## Required work
Please set down all the lines beneath this one exactly, without the pictures.

## Data segment

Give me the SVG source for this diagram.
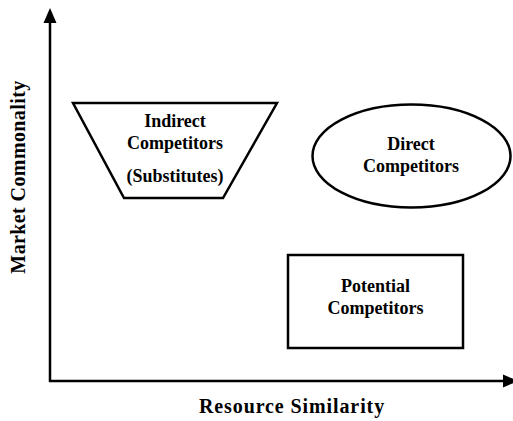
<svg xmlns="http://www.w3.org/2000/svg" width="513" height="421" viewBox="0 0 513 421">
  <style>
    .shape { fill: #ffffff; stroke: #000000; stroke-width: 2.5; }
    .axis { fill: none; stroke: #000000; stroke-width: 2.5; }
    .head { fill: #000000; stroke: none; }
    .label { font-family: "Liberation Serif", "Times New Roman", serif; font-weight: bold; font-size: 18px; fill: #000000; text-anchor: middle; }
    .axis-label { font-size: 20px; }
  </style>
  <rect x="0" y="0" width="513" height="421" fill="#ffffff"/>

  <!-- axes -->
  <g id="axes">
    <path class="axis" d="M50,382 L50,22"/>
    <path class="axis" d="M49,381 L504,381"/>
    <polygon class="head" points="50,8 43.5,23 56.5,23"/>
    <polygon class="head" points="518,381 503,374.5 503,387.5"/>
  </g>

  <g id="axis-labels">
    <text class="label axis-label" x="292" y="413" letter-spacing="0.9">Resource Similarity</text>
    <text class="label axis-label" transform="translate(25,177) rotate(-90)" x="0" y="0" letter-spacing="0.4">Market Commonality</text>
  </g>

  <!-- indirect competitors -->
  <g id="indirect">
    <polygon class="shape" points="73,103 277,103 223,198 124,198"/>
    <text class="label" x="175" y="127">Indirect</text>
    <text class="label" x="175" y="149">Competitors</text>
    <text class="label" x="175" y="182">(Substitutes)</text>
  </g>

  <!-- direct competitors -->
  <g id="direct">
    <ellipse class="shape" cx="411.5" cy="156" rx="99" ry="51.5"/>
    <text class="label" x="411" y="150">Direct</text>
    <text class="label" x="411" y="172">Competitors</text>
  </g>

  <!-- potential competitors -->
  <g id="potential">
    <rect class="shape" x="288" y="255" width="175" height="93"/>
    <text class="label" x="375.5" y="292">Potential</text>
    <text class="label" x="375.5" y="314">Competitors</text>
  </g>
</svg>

## Response
Give me the SVG source for this diagram.
<svg xmlns="http://www.w3.org/2000/svg" width="513" height="421" viewBox="0 0 513 421">
  <style>
    .shape { fill: #ffffff; stroke: #000000; stroke-width: 2.5; }
    .axis { fill: none; stroke: #000000; stroke-width: 2.5; }
    .head { fill: #000000; stroke: none; }
    .label { font-family: "Liberation Serif", "Times New Roman", serif; font-weight: bold; font-size: 18px; fill: #000000; text-anchor: middle; }
    .axis-label { font-size: 20px; }
  </style>
  <rect x="0" y="0" width="513" height="421" fill="#ffffff"/>

  <!-- axes -->
  <g id="axes">
    <path class="axis" d="M50,382 L50,22"/>
    <path class="axis" d="M49,381 L504,381"/>
    <polygon class="head" points="50,8 43.5,23 56.5,23"/>
    <polygon class="head" points="518,381 503,374.5 503,387.5"/>
  </g>

  <g id="axis-labels">
    <text class="label axis-label" x="292" y="413" letter-spacing="0.9">Resource Similarity</text>
    <text class="label axis-label" transform="translate(25,177) rotate(-90)" x="0" y="0" letter-spacing="0.4">Market Commonality</text>
  </g>

  <!-- indirect competitors -->
  <g id="indirect">
    <polygon class="shape" points="73,103 277,103 223,198 124,198"/>
    <text class="label" x="175" y="127">Indirect</text>
    <text class="label" x="175" y="149">Competitors</text>
    <text class="label" x="175" y="182">(Substitutes)</text>
  </g>

  <!-- direct competitors -->
  <g id="direct">
    <ellipse class="shape" cx="411.5" cy="156" rx="99" ry="51.5"/>
    <text class="label" x="411" y="150">Direct</text>
    <text class="label" x="411" y="172">Competitors</text>
  </g>

  <!-- potential competitors -->
  <g id="potential">
    <rect class="shape" x="288" y="255" width="175" height="93"/>
    <text class="label" x="375.5" y="292">Potential</text>
    <text class="label" x="375.5" y="314">Competitors</text>
  </g>
</svg>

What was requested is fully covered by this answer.